This is going to take my mediocre finance skills to the limit and then some. However, when the result is so very excellent who’s going to complain. Sure, the experts in the field have had a hearty crack at the problem, then the experts in the office had a go too. After which the politicians had a go, randomers on the street and then some dude called David who works in marketing. It’s definitely my turn.
As with all pressing issues, the very first step is to admit you have a problem. Then to progress to denial. Once you’ve managed to get out all your angry tears over the pitiful state of the situation you can start planning. Set out what you’re going to do for that super-secret surprise party for someone you don’t know very well, plan your dream holiday and what you’re going to name the seven children you’ll produce once Tom Hiddleston realises you’re his dream girl/boy/amorphous but surprisingly alluring cloud of molecules.
By the time you’ve blown through all that crucial admin you’ll realise that the deadline for fixing the economic state of the country is looming large. No matter what level of panic this causes you to spin into, this is a good thing. It puts the pressure on and will make you work so very much harder to reach a resolution. Mainly because you know that if you fail you’ll be torn apart by loan sharks or other financially incentivised types from the animal kingdom.

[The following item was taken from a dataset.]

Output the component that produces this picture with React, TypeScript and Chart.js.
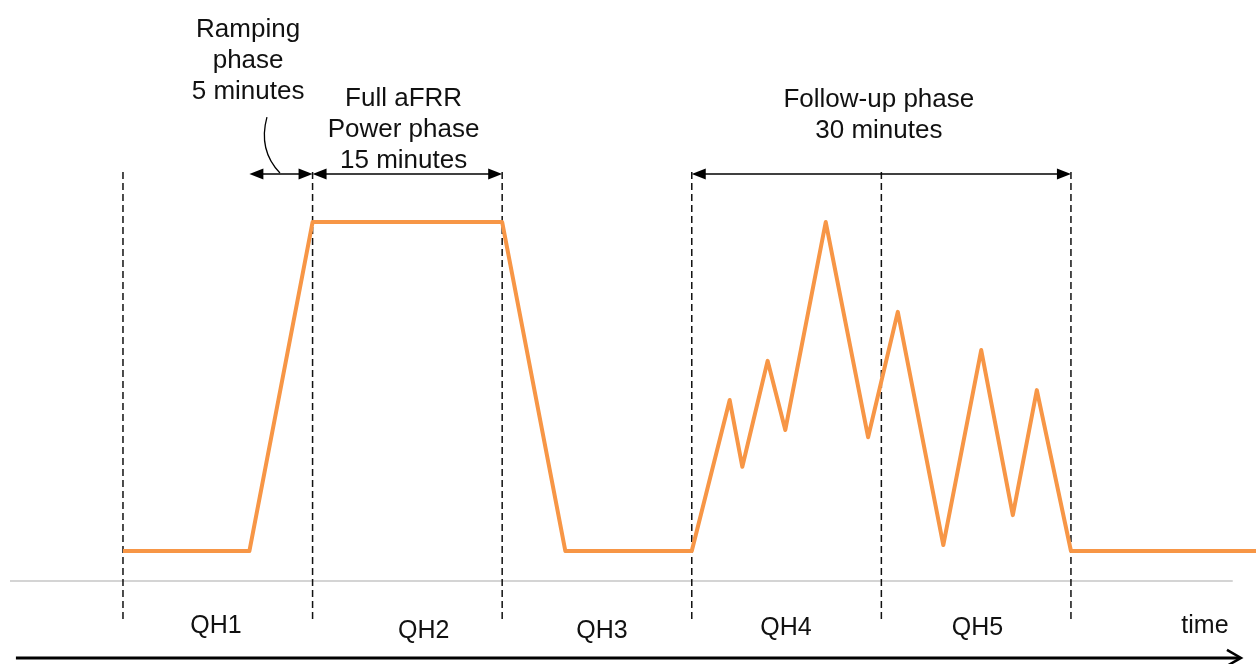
import { useEffect, useRef } from "react";
import { Chart, registerables } from "chart.js";

Chart.register(...registerables);

// Time in minutes from the start of QH1, power as % of full aFRR power
const minutes = [0, 10, 15, 30, 35, 45, 48, 49, 51, 52.4, 55.6, 58.95, 61.3, 64.9, 67.9, 70.4, 72.3, 75, 89.7];
const power = [0, 0, 100, 100, 0, 0, 45.9, 25.6, 57.8, 36.8, 100, 34.6, 72.7, 1.8, 61.1, 10.9, 48.9, 0, 0];

const qhBoundaries = [0, 15, 30, 45, 60, 75];
const qhLabels = ["QH1", "QH2", "QH3", "QH4", "QH5", "time"];
const qhLabelX = [7.36, 23.8, 37.9, 52.45, 67.6, 85.6];
const qhLabelY = [-24.9, -26.4, -26.4, -25.5, -25.5, -24.9];

const phaseLines = [
  ["Ramping", "phase", "5 minutes"],
  ["Full aFRR", "Power phase", "15 minutes"],
  ["Follow-up phase", "30 minutes"],
];
const phaseX = [9.9, 22.2, 59.8];
const phaseY = [156.2, 135.3, 135.0];

const spanStart = [10, 15, 45];
const spanEnd = [15, 30, 75];
const spanY = 114.6;

const dashTop = 115.2;
const dashBottom = -20.7;
const baselineX = [-8.94, 87.8];
const baselineY = -9.1;
const timeArrowX = [-8.47, 88.45];
const timeArrowY = -32.5;
const leader = [
  [11.39, 131.9],
  [10.68, 121.9],
  [12.42, 114.9],
];

const X_MIN = -9.73;
const X_MAX = 89.64;
const Y_MIN = -34.35;
const Y_MAX = 167.5;

const FONT = "'Liberation Sans', Arial, sans-serif";

function filledHead(ctx: CanvasRenderingContext2D, tipX: number, y: number, dir: number) {
  const len = 14;
  const half = 5.5;
  ctx.beginPath();
  ctx.moveTo(tipX, y);
  ctx.lineTo(tipX - dir * len, y - half);
  ctx.lineTo(tipX - dir * len, y + half);
  ctx.closePath();
  ctx.fill();
}

const overlayPlugin = {
  id: "overlay",
  afterDatasetsDraw(chart: any) {
    const ctx: CanvasRenderingContext2D = chart.ctx;
    const xs = chart.scales.x;
    const ys = chart.scales.y;
    const px = (v: number) => xs.getPixelForValue(v);
    const py = (v: number) => ys.getPixelForValue(v);
    ctx.save();

    // double-headed span arrows
    ctx.strokeStyle = "#000";
    ctx.fillStyle = "#000";
    ctx.lineWidth = 1.6;
    for (let i = 0; i < spanStart.length; i++) {
      const x0 = px(spanStart[i]);
      const x1 = px(spanEnd[i]);
      const y = py(spanY);
      ctx.beginPath();
      ctx.moveTo(x0 + 6, y);
      ctx.lineTo(x1 - 6, y);
      ctx.stroke();
      filledHead(ctx, x0, y, -1);
      filledHead(ctx, x1, y, 1);
    }

    // leader curve
    ctx.beginPath();
    ctx.lineWidth = 1.3;
    ctx.moveTo(px(leader[0][0]), py(leader[0][1]));
    ctx.quadraticCurveTo(px(leader[1][0]), py(leader[1][1]), px(leader[2][0]), py(leader[2][1]));
    ctx.stroke();

    // time arrow
    const ty = py(timeArrowY);
    const tx0 = px(timeArrowX[0]);
    const tx1 = px(timeArrowX[1]);
    ctx.lineWidth = 3;
    ctx.beginPath();
    ctx.moveTo(tx0, ty);
    ctx.lineTo(tx1 - 1, ty);
    ctx.stroke();
    ctx.lineWidth = 2.5;
    ctx.beginPath();
    ctx.moveTo(tx1 - 14, ty - 8);
    ctx.lineTo(tx1, ty);
    ctx.lineTo(tx1 - 14, ty + 8);
    ctx.stroke();

    // texts
    ctx.fillStyle = "#111";
    ctx.textAlign = "center";
    ctx.textBaseline = "alphabetic";
    ctx.font = `26px ${FONT}`;
    for (let i = 0; i < phaseLines.length; i++) {
      const cx = px(phaseX[i]);
      const by = py(phaseY[i]);
      phaseLines[i].forEach((line, j) => ctx.fillText(line, cx, by + j * 31));
    }
    ctx.font = `25px ${FONT}`;
    for (let i = 0; i < qhLabels.length; i++) {
      ctx.fillText(qhLabels[i], px(qhLabelX[i]), py(qhLabelY[i]));
    }
    ctx.restore();
  },
};

export default function App() {
  const ref = useRef<HTMLCanvasElement | null>(null);
  useEffect(() => {
    if (!ref.current) return;
    const dashed = qhBoundaries.map((b) => ({
      type: "line" as const,
      data: [
        { x: b, y: dashTop },
        { x: b, y: dashBottom },
      ],
      borderColor: "#111",
      borderWidth: 1.5,
      borderDash: [7, 4],
      pointRadius: 0,
      order: 2,
    }));
    const chart = new Chart(ref.current, {
      type: "line",
      data: {
        datasets: [
          {
            data: minutes.map((m, i) => ({ x: m, y: power[i] })),
            borderColor: "#F79646",
            borderWidth: 4,
            borderJoinStyle: "round",
            pointRadius: 0,
            tension: 0,
            order: 0,
          },
          {
            data: [
              { x: baselineX[0], y: baselineY },
              { x: baselineX[1], y: baselineY },
            ],
            borderColor: "#d4d4d4",
            borderWidth: 2,
            pointRadius: 0,
            order: 3,
          },
          ...dashed,
        ] as any,
      },
      options: {
        animation: false,
        responsive: true,
        maintainAspectRatio: false,
        layout: { padding: 0 },
        plugins: { legend: { display: false }, tooltip: { enabled: false } },
        scales: {
          x: { type: "linear", min: X_MIN, max: X_MAX, display: false },
          y: { type: "linear", min: Y_MIN, max: Y_MAX, display: false },
        },
      },
      plugins: [overlayPlugin],
    });
    return () => chart.destroy();
  }, []);
  return (
    <div style={{ position: "fixed", left: 0, top: 0, width: 1256, height: 664, background: "#fff" }}>
      <canvas ref={ref} />
    </div>
  );
}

Once you’ve completed the dashing around like a headless chicken step you can ascend to the level where you realise that sweeping cuts to any and all essential services like hospitals and television is ridiculous. You free up funds by not buying more bombs and toys that go boom because you know you won’t use them. Then you give every baby fifty pounds to invest in the future of this land and it might just end up having on. Or not, I’m no economist.